I received some good news last evening that I wanted to share, especially after my dis-couraged post yesterday.

I just found out that I passed my first Comprehensive Exam! Wihoo! (As did my colleague, srf!)

One down, six to go . . .

Wednesday, April 26, 2006

Turn and Face the Change

I have had a heavy heart lately, a few days now, and this accounts in part for my silence here. Things are rumbling about. And I'm trying to pay attention.

While I was in the discernment process of going to seminary (now seven years ago!), I had a couple very distinct images that seemed to capture the experience for me. I felt profoundly aware of the unknown during that time. I knew I could sense God's movement in my life. And I knew that things were going to change in ways I couldn't even come close to imagining.

The first image I had at the time was of walking on a very dark night with a flashlight. The paltry beam of light was all the illumination for my path that I had. It was just enough to see the next step, but nothing more. Each step, then, was one of faith--the long-term perspective was not available to me.
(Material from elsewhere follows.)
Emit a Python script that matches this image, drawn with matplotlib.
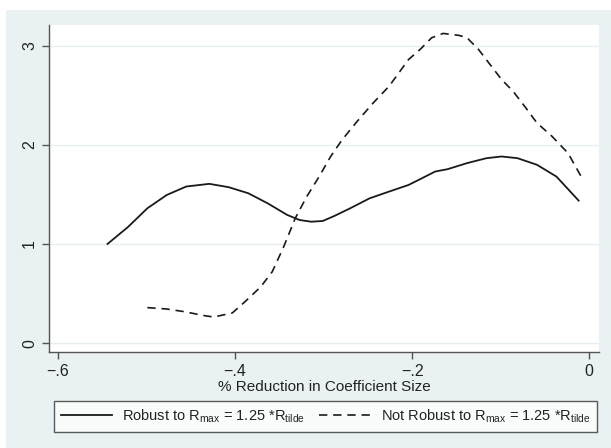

The second image I had was more vast than the path and the flashlight. This time the image stretched out before me, disappearing into the universe itself. Here I became aware of the world as a sweeping tapestry being woven by God at a spectacular, breakneck speed. And while I was in the midst of life changing, about to go in a new direction, I felt as if I would be brought up to the very edge of that tapestry for the briefest of moments. And at the edge, I would glimpse the unfinished edges, the great Unfinished Unknown that lay beyond it. Then, just as quickly, I would see the tapestry speed on beyond me so that it was all I could see. I always had a sense that if I could rise up far enough, I would be able to discern the beauty of that tapestry. But it was not for me to see. I was a part of it. Not above it.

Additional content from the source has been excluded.